What to produce
Repeat the material below exactly, with no pictures.

Recorded data
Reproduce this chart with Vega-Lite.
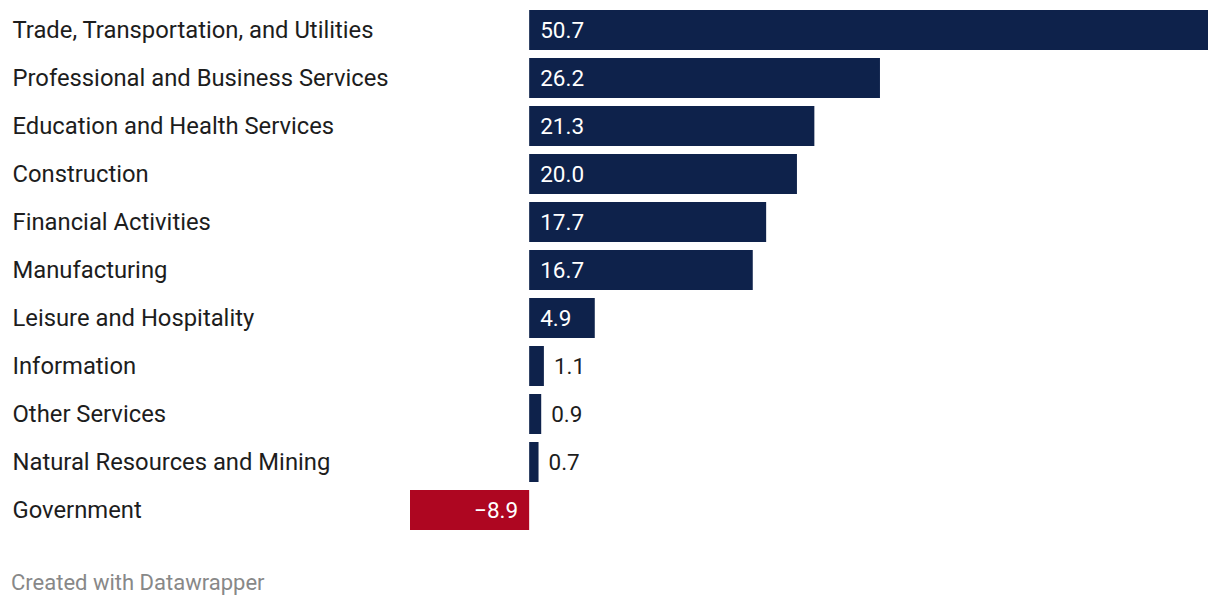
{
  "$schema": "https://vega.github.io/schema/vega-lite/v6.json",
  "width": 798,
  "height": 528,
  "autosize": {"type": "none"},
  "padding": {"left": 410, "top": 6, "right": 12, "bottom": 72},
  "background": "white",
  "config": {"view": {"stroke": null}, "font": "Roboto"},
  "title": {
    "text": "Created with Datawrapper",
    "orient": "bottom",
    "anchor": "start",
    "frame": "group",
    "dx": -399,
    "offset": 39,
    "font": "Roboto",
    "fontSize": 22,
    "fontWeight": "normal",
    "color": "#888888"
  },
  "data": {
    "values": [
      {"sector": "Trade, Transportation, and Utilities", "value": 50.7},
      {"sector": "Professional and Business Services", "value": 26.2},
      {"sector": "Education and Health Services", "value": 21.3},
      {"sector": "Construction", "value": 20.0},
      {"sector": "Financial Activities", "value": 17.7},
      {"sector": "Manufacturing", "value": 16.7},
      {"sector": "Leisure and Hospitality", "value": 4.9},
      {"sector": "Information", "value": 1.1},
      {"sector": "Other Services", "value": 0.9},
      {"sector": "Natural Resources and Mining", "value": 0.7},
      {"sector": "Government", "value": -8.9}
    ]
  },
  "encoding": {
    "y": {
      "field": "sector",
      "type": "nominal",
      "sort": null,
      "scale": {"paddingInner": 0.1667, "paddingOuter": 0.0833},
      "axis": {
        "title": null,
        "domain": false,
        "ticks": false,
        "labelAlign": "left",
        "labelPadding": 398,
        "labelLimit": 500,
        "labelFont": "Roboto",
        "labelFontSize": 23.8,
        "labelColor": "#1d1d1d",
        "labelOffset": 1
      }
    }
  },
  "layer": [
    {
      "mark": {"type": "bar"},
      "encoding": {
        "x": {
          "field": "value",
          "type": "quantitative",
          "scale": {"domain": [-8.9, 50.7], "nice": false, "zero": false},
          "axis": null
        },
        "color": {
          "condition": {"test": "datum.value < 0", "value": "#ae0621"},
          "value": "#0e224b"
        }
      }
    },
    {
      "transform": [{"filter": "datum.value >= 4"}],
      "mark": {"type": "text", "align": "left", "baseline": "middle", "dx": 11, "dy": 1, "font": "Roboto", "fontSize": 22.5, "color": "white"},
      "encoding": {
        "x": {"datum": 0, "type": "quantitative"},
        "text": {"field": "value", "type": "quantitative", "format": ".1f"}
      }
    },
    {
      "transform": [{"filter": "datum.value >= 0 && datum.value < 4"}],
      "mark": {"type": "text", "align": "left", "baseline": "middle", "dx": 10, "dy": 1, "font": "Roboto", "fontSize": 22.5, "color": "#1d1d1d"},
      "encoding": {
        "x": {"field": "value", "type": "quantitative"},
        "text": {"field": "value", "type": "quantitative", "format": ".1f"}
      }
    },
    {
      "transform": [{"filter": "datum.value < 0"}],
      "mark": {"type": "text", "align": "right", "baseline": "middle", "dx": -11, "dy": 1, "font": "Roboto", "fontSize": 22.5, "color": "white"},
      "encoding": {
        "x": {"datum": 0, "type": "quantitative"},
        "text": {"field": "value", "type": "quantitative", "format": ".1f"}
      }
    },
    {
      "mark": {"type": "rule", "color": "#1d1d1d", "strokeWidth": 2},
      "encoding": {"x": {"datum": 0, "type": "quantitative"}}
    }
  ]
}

Task output
Reproduce this chart with Vega-Lite.
{
  "$schema": "https://vega.github.io/schema/vega-lite/v6.json",
  "width": 798,
  "height": 528,
  "autosize": {"type": "none"},
  "padding": {"left": 410, "top": 6, "right": 12, "bottom": 72},
  "background": "white",
  "config": {"view": {"stroke": null}, "font": "Roboto"},
  "title": {
    "text": "Created with Datawrapper",
    "orient": "bottom",
    "anchor": "start",
    "frame": "group",
    "dx": -399,
    "offset": 39,
    "font": "Roboto",
    "fontSize": 22,
    "fontWeight": "normal",
    "color": "#888888"
  },
  "data": {
    "values": [
      {"sector": "Trade, Transportation, and Utilities", "value": 50.7},
      {"sector": "Professional and Business Services", "value": 26.2},
      {"sector": "Education and Health Services", "value": 21.3},
      {"sector": "Construction", "value": 20.0},
      {"sector": "Financial Activities", "value": 17.7},
      {"sector": "Manufacturing", "value": 16.7},
      {"sector": "Leisure and Hospitality", "value": 4.9},
      {"sector": "Information", "value": 1.1},
      {"sector": "Other Services", "value": 0.9},
      {"sector": "Natural Resources and Mining", "value": 0.7},
      {"sector": "Government", "value": -8.9}
    ]
  },
  "encoding": {
    "y": {
      "field": "sector",
      "type": "nominal",
      "sort": null,
      "scale": {"paddingInner": 0.1667, "paddingOuter": 0.0833},
      "axis": {
        "title": null,
        "domain": false,
        "ticks": false,
        "labelAlign": "left",
        "labelPadding": 398,
        "labelLimit": 500,
        "labelFont": "Roboto",
        "labelFontSize": 23.8,
        "labelColor": "#1d1d1d",
        "labelOffset": 1
      }
    }
  },
  "layer": [
    {
      "mark": {"type": "bar"},
      "encoding": {
        "x": {
          "field": "value",
          "type": "quantitative",
          "scale": {"domain": [-8.9, 50.7], "nice": false, "zero": false},
          "axis": null
        },
        "color": {
          "condition": {"test": "datum.value < 0", "value": "#ae0621"},
          "value": "#0e224b"
        }
      }
    },
    {
      "transform": [{"filter": "datum.value >= 4"}],
      "mark": {"type": "text", "align": "left", "baseline": "middle", "dx": 11, "dy": 1, "font": "Roboto", "fontSize": 22.5, "color": "white"},
      "encoding": {
        "x": {"datum": 0, "type": "quantitative"},
        "text": {"field": "value", "type": "quantitative", "format": ".1f"}
      }
    },
    {
      "transform": [{"filter": "datum.value >= 0 && datum.value < 4"}],
      "mark": {"type": "text", "align": "left", "baseline": "middle", "dx": 10, "dy": 1, "font": "Roboto", "fontSize": 22.5, "color": "#1d1d1d"},
      "encoding": {
        "x": {"field": "value", "type": "quantitative"},
        "text": {"field": "value", "type": "quantitative", "format": ".1f"}
      }
    },
    {
      "transform": [{"filter": "datum.value < 0"}],
      "mark": {"type": "text", "align": "right", "baseline": "middle", "dx": -11, "dy": 1, "font": "Roboto", "fontSize": 22.5, "color": "white"},
      "encoding": {
        "x": {"datum": 0, "type": "quantitative"},
        "text": {"field": "value", "type": "quantitative", "format": ".1f"}
      }
    },
    {
      "mark": {"type": "rule", "color": "#1d1d1d", "strokeWidth": 2},
      "encoding": {"x": {"datum": 0, "type": "quantitative"}}
    }
  ]
}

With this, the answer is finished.